Mr. STONE. I agree with you as to that; but these purchases were made, and while they may have been carried temporarily with the title in the Trust Co., they were bought in blocks and in volume, so that the trust funds could be promptly invested, and it was done without profit to the Trust Co. Unfortunately our attorney missed his train today. He would probably be able to give a better interpretation of that than I can.

Mr. PECORA. Who can, Mr. Stone?

Mr. STONE. Mr. Long, our attorney.

Mr. PECORA. Did he have anything to do with these transactions? Mr. STONE. Oh, no; but I am discussing with the Senator the validity or the propriety of purchasing in blocks by the Trust Co., and placing them there, shortly thereafter, in the trust, having bought them for that purpose. That was our practice.

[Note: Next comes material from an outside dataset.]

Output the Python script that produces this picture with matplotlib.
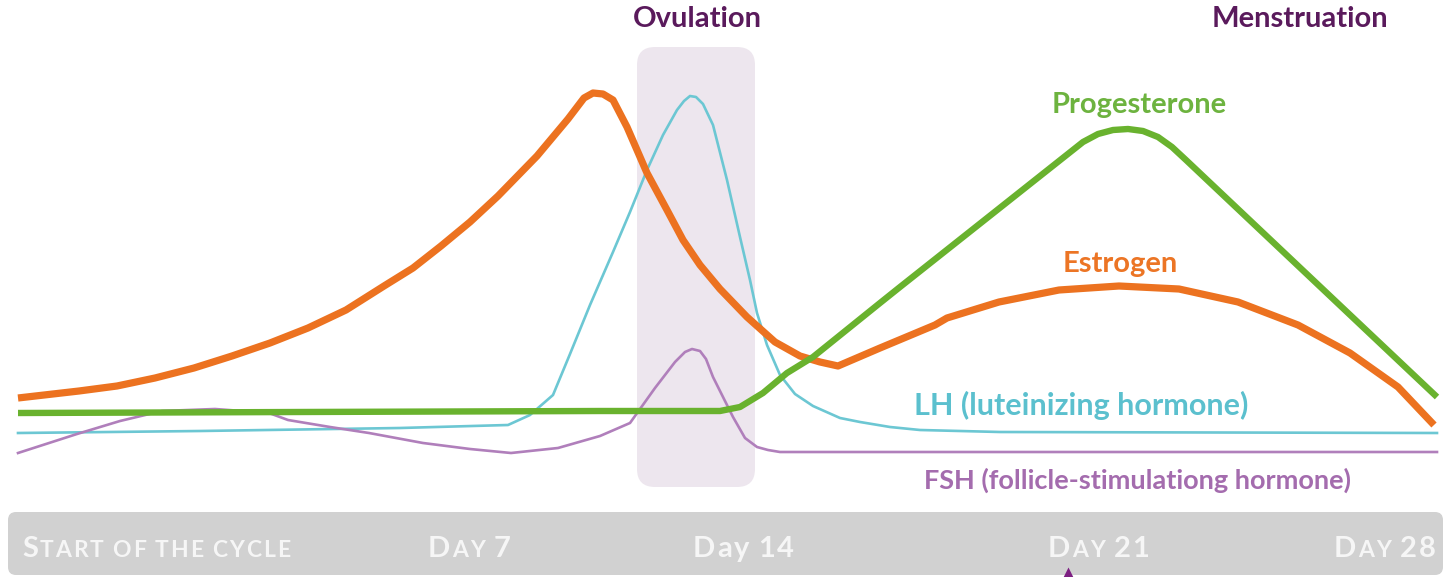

Mr. PECORA. It was also your practice to purchase such securities in large quantities from as investment unit or affiliate of the Detroit Bankers Co., of which the Detroit Trust Co. was also a unit, was it not?

Mr. STONE. Yes.

Mr. PECORA. Those transactions were at a profit to the investment unit, were they not?

Mr. STONE. They were at a profit to the investment unit, yes; in some cases, but not at a profit to the Trust Co.

Mr. PECORA. Those transactions can be discussed by you as a trust officer of 37 or more years' experience without regard to the question of naked legality, can they not?

Mr. STONE. Yes, sir; certainly.

Mr. PECORA. After all, they rest in good conscience rather than upon statutory declarations, do they not?

Mr. STONE. That is correct.

Mr. PECORA. Can you harmonize these transactions with the sentiments to which you gave expression in your address before the trust division of the American Bankers Association in February 1932, which I have read into the record this afternoon?

Mr. STONE. I see no inconsistency, where the Trust Co. itself made no profit.

Mr. PECORA. But the Trust Co. itself, in many of these instances, did make a specific profit, did it not?

Mr. STONE. Only where the instrument permitted it.

Mr. PECORA. Do you think that that was in harmony with the principles you laid down in your address before the American Bankers Association 2 years ago!

Mr. STONE. Yes; I do.

Mr. PECORA. You do?

Mr. STONE. Yes, sir. I do not see any inconsistency.

Mr. PECORA. Do you think that is a fulfillment of the duties of a trustee, evidenced by a realization, to use your own language from that address, of the sacred character of the trust reposed in it?

Mr. STONE. Yes; I do not see where it is reprehensible, where the Trust Co. made no profit out of it.